# Up to date xen instructions

## sidor

Hi,

I have been trying to install xen according to this guide: http://en.gentoo-wiki.com/wiki/Xen

I do everything as required, except, that I don't use xen-sources, as from what I know it's deprecated as xen is supported officially in linux 3.0.

Although when they ask to add xend to default runlevel it turns out there's no such thing  :Sad:  So I suppose there xen is now used in completely different version or sth. 

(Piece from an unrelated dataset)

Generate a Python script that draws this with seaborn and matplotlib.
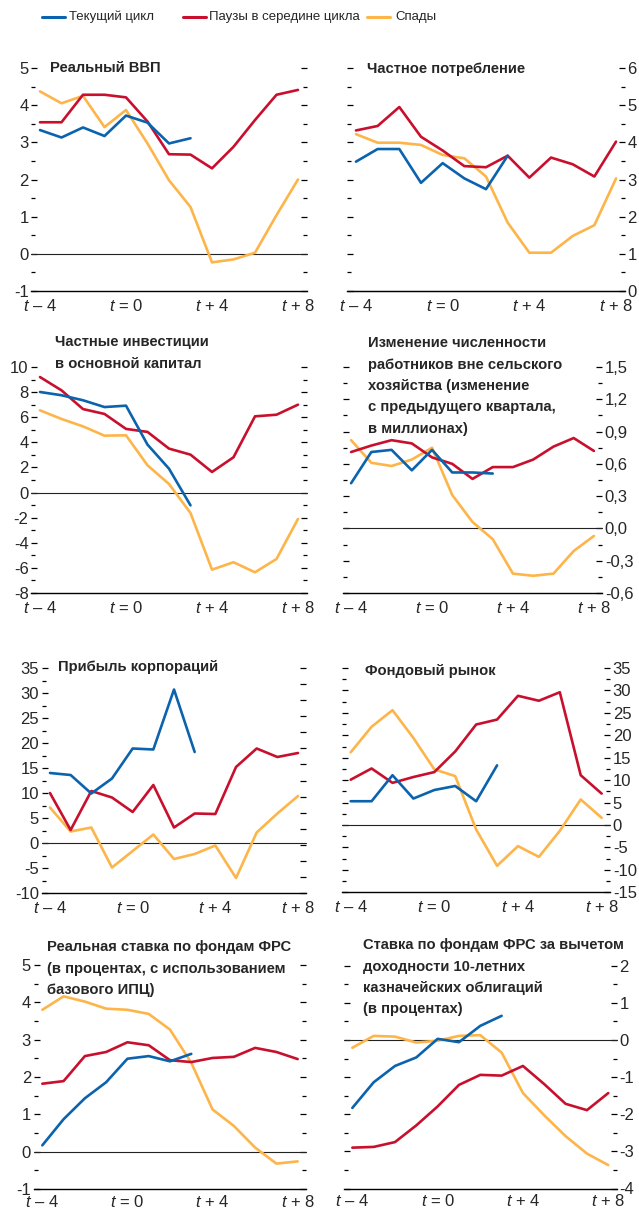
import numpy as np
import pandas as pd
import matplotlib
matplotlib.use("Agg")
import matplotlib.pyplot as plt
from matplotlib import font_manager
from matplotlib.lines import Line2D
import seaborn as sns

# -----------------------------
# Data
# -----------------------------
quarters = list(range(-4, 9))
current_quarters = quarters[:8]

series_names = ["Текущий цикл", "Паузы в середине цикла", "Спады"]
series_colors = ["#0B63AE", "#C8102E", "#FDB54A"]

gdp_current = [3.33, 3.13, 3.40, 3.17, 3.72, 3.53, 2.97, 3.11]
gdp_pause = [3.54, 3.54, 4.28, 4.28, 4.21, 3.56, 2.68, 2.67, 2.30, 2.88, 3.60, 4.28, 4.41]
gdp_recess = [4.37, 4.05, 4.25, 3.41, 3.87, 2.97, 1.98, 1.26, -0.23, -0.15, 0.03, 1.04, 2.00]

cons_current = [3.48, 3.82, 3.82, 2.91, 3.44, 3.03, 2.74, 3.64]
cons_pause = [4.32, 4.44, 4.95, 4.15, 3.78, 3.36, 3.33, 3.64, 3.05, 3.59, 3.41, 3.08, 4.02]
cons_recess = [4.22, 3.99, 3.99, 3.93, 3.66, 3.57, 3.08, 1.84, 1.03, 1.03, 1.48, 1.77, 3.03]

inv_current = [8.01, 7.75, 7.35, 6.81, 6.92, 3.82, 1.90, -1.02]
inv_pause = [9.20, 8.14, 6.65, 6.26, 5.07, 4.83, 3.50, 3.02, 1.64, 2.81, 6.07, 6.20, 7.00]
inv_recess = [6.55, 5.86, 5.27, 4.53, 4.56, 2.17, 0.68, -1.63, -6.14, -5.55, -6.35, -5.29, -2.10]

emp_current = [0.42, 0.71, 0.73, 0.54, 0.73, 0.52, 0.52, 0.51]
emp_pause = [0.71, 0.77, 0.82, 0.79, 0.66, 0.60, 0.46, 0.57, 0.57, 0.64, 0.76, 0.84, 0.72]
emp_recess = [0.82, 0.61, 0.58, 0.64, 0.75, 0.31, 0.06, -0.10, -0.42, -0.44, -0.42, -0.21, -0.07]

profit_current = [14.0, 13.6, 9.9, 12.9, 18.9, 18.7, 30.7, 18.2]
profit_pause = [10.0, 2.6, 10.4, 9.1, 6.2, 11.6, 3.1, 5.9, 5.8, 15.2, 18.9, 17.2, 18.0]
profit_recess = [7.1, 2.3, 3.1, -4.9, -1.6, 1.7, -3.2, -2.2, -0.5, -7.0, 2.1, 5.9, 9.4]

stock_current = [5.3, 5.3, 11.1, 5.9, 7.8, 8.7, 5.3, 13.3]
stock_pause = [10.1, 12.6, 9.4, 10.7, 11.8, 16.4, 22.4, 23.5, 28.8, 27.7, 29.6, 11.1, 7.0]
stock_recess = [16.2, 21.9, 25.6, 19.4, 12.4, 10.9, -1.0, -9.1, -4.7, -7.1, -1.3, 5.7, 1.6]

rate_current = [0.17, 0.87, 1.43, 1.86, 2.49, 2.56, 2.42, 2.62]
rate_pause = [1.82, 1.89, 2.56, 2.67, 2.93, 2.85, 2.45, 2.40, 2.51, 2.54, 2.78, 2.67, 2.48]
rate_recess = [3.80, 4.16, 4.02, 3.83, 3.80, 3.69, 3.27, 2.38, 1.13, 0.69, 0.11, -0.32, -0.26]

spread_current = [-1.83, -1.14, -0.70, -0.47, 0.03, -0.06, 0.38, 0.65]
spread_pause = [-2.90, -2.88, -2.75, -2.30, -1.79, -1.21, -0.94, -0.96, -0.70, -1.19, -1.72, -1.89, -1.43]
spread_recess = [-0.21, 0.11, 0.09, -0.07, -0.02, 0.11, 0.13, -0.34, -1.43, -2.03, -2.59, -3.06, -3.37]

xtick_show = {-4: "$t$ – 4", 0: "$t$ = 0", 4: "$t$ + 4", 8: "$t$ + 8"}

# -----------------------------
# Fonts / style
# -----------------------------
available = {f.name for f in font_manager.fontManager.ttflist}
FONT = "Liberation Sans Narrow" if "Liberation Sans Narrow" in available else "Liberation Sans"

sns.set_style("white")
plt.rcParams["font.family"] = [FONT, "DejaVu Sans"]
plt.rcParams["mathtext.fontset"] = "custom"
plt.rcParams["mathtext.it"] = FONT + ":italic"
plt.rcParams["mathtext.rm"] = FONT

TICK_FS = 12
TITLE_FS = 10.6

W, H = 639, 1210
fig = plt.figure(figsize=(W / 100, H / 100), dpi=100)
palette = dict(zip(series_names, series_colors))
draw_order = [series_names[2], series_names[1], series_names[0]]


def fx(x):
    return x / W


def fy(y):
    return 1 - y / H


def panel(box, cur, pause, rec, ylim, major, minor, labels, left_side,
          title, title_x, title_y, right_ticks=None, xpad=2):
    l, r, t, b = box
    ax = fig.add_axes([fx(l), fy(b), (r - l) / W, (b - t) / H])
    df = pd.concat([
        pd.DataFrame({"quarter": current_quarters, "value": cur, "series": series_names[0]}),
        pd.DataFrame({"quarter": quarters, "value": pause, "series": series_names[1]}),
        pd.DataFrame({"quarter": quarters, "value": rec, "series": series_names[2]}),
    ])
    ax.axhline(0, color="#222222", lw=0.8, zorder=1)
    sns.lineplot(data=df, x="quarter", y="value", hue="series", hue_order=draw_order,
                 palette=palette, linewidth=1.9, legend=False, estimator=None, ax=ax)
    ax.set_xlim(-4.4, 8.4)
    ax.set_ylim(*ylim)
    ax.set_xlabel("")
    ax.set_ylabel("")
    ax.set_xticks(quarters)
    ax.set_xticklabels([xtick_show.get(q, "") for q in quarters], fontsize=TICK_FS)
    ax.set_yticks(major)
    ax.set_yticklabels(labels, fontsize=TICK_FS)
    ax.set_yticks(minor, minor=True)
    for s in ["left", "right", "top"]:
        ax.spines[s].set_visible(False)
    ax.spines["bottom"].set_color("black")
    ax.spines["bottom"].set_linewidth(1.0)
    ax.tick_params(axis="x", which="major", direction="inout", length=5.5, width=0.9,
                   color="black", pad=xpad)
    ax.tick_params(axis="y", which="both", direction="in", width=0.9, color="black",
                   left=True, right=right_ticks is None,
                   labelleft=left_side, labelright=not left_side, pad=2)
    ax.tick_params(axis="y", which="major", length=4)
    ax.tick_params(axis="y", which="minor", length=3)
    for line in ax.lines:
        line.set_clip_on(False)
    if right_ticks is not None:
        tw = ax.twinx()
        tw.set_ylim(*ylim)
        tw.set_yticks(right_ticks)
        tw.tick_params(axis="y", direction="in", length=4, width=0.9, color="black",
                       labelright=False)
        for s in tw.spines.values():
            s.set_visible(False)
    for i, txt in enumerate(title):
        fig.text(fx(title_x), fy(title_y + i * 21.5), txt, fontsize=TITLE_FS,
                 fontweight="bold", ha="left", va="center")
    return ax


def ticks(lo, hi, step):
    return np.round(np.arange(lo, hi + step / 2, step), 4)


def fmt(vals, dec=0):
    return [(f"{v:.{dec}f}").replace(".", ",") for v in vals]


m = ticks(-1, 5, 1)
panel((31.4, 306.6, 68, 291), gdp_current, gdp_pause, gdp_recess, (-1, 5), m,
      ticks(-0.5, 4.5, 1), fmt(m), True, ["Реальный ВВП"], 50, 68)

m = ticks(0, 6, 1)
panel((347.3, 624.7, 68, 291), cons_current, cons_pause, cons_recess, (0, 6), m,
      ticks(0.5, 5.5, 1), fmt(m), False, ["Частное потребление"], 367, 69)

m = ticks(-8, 10, 2)
panel((31.4, 306.6, 367, 593), inv_current, inv_pause, inv_recess, (-8, 10), m,
      ticks(-7, 9, 2), fmt(m), True,
      ["Частные инвестиции", "в основной капитал"], 55, 342)

m = ticks(-0.6, 1.5, 0.3)
panel((343, 602, 367, 593), emp_current, emp_pause, emp_recess, (-0.6, 1.5), m,
      ticks(-0.45, 1.35, 0.3), fmt(m, 1), False,
      ["Изменение численности", "работников вне сельского", "хозяйства (изменение",
       "с предыдущего квартала,", "в миллионах)"], 368, 343)

m = ticks(-10, 35, 5)
panel((41.7, 306.3, 668, 893), profit_current, profit_pause, profit_recess, (-10, 35), m,
      ticks(-7.5, 32.5, 5), fmt(m), True, ["Прибыль корпораций"], 58, 667,
      right_ticks=np.linspace(-10, 35, 15))

m = ticks(-15, 35, 5)
panel((342.3, 610, 668, 892.3), stock_current, stock_pause, stock_recess, (-15, 35), m,
      ticks(-12.5, 32.5, 5), fmt(m), False, ["Фондовый рынок"], 365, 671)

m = ticks(-1, 5, 1)
panel((33.8, 306.2, 965, 1189), rate_current, rate_pause, rate_recess, (-1, 5), m,
      ticks(-0.5, 4.5, 1), fmt(m), True,
      ["Реальная ставка по фондам ФРС", "(в процентах, с использованием",
       "базового ИПЦ)"], 47, 947, xpad=0.5)

m = ticks(-4, 2, 1)
panel((343.8, 616.8, 965.7, 1188.5), spread_current, spread_pause, spread_recess, (-4, 2), m,
      ticks(-3.5, 1.5, 1), fmt(m), False,
      ["Ставка по фондам ФРС за вычетом", "доходности 10-летних",
       "казначейских облигаций", "(в процентах)"], 363, 945, xpad=0.5)

# -----------------------------
# Legend
# -----------------------------
legend_pos = [(42, 65, 69), (183, 206, 209), (367, 390, 395)]
for name, color, (x0, x1, xt) in zip(series_names, series_colors, legend_pos):
    fig.add_artist(Line2D([fx(x0), fx(x1)], [fy(17), fy(17)], color=color, lw=2.2,
                          transform=fig.transFigure))
    fig.text(fx(xt), fy(17), name, fontsize=9.5, ha="left", va="center")

fig.savefig("out.png", dpi=100)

So can anybody point me to some more up to date guide on installing xen on gentoo?

Thank you,

Szymon

----------

## BillWho

sidor,

The xend daemon is in app-emulation/xen-tools

 *Quote:*   

> So can anybody point me to some more up to date guide on installing xen on gentoo? 

 

I haven't found any - I used http://wiki.xen.org/wiki/Main_Page and also the git sources from this page http://wiki.xensource.com/xenwiki/XenParavirtOps

Good luck   :Wink: 

----------

## sidor

sadly no such thing in xen-tools. Is it possible that it was replaced by xendomanis?

----------

## BillWho

 *sidor wrote:*   

> sadly no such thing in xen-tools. Is it possible that it was replaced by xendomanis?

 

Possibly. I haven't touched it for nearly a year. It's a work in progress so it's constantly morphing. A lot was pure trial-and-error   :Sad: 

----------

## sidor

Wooow. I think I found something. 

http://en.gentoo-wiki.com/wiki/Xen4.1

I will confirm if it works  :Smile: 

----------

## BillWho

 *sidor wrote:*   

> Wooow. I think I found something. 
> 
> http://en.gentoo-wiki.com/wiki/Xen4.1
> 
> I will confirm if it works 

 

You certainly did find a decent reference. From the revision history, there were a lot of changes at the end of last year and this year.

Good luck and let us know how it worked out   :Very Happy: 

----------

## sidor

It is very very close, but I am getting invalid trap code to kernel, which causes init used greatest stack depth which causes init to be killed, which causes kernel panic  :Sad: 

----------

## sidor

OK, I sounds like my issue is similar to this one, but their workarounds do not work for me.

https://bugs.launchpad.net/ubuntu/+source/eglibc/+bug/956051

----------

## sidor

OK, from what I was able to establish, downgrading glibc to 2.12 will solve this. 

ehhh.... that's going to be a long night....

----------

## sidor

Yes, instuctions work.

The only difference is that more up to date kernels like 3.3.8 no longer support use ext4 for ext3,ext2 options which is fine, as long you are not using glibc 2.15 (this will probably change in the future) as glibc 2.15 has some bugs (currently it is ~, so avoid ~).

Szymon

----------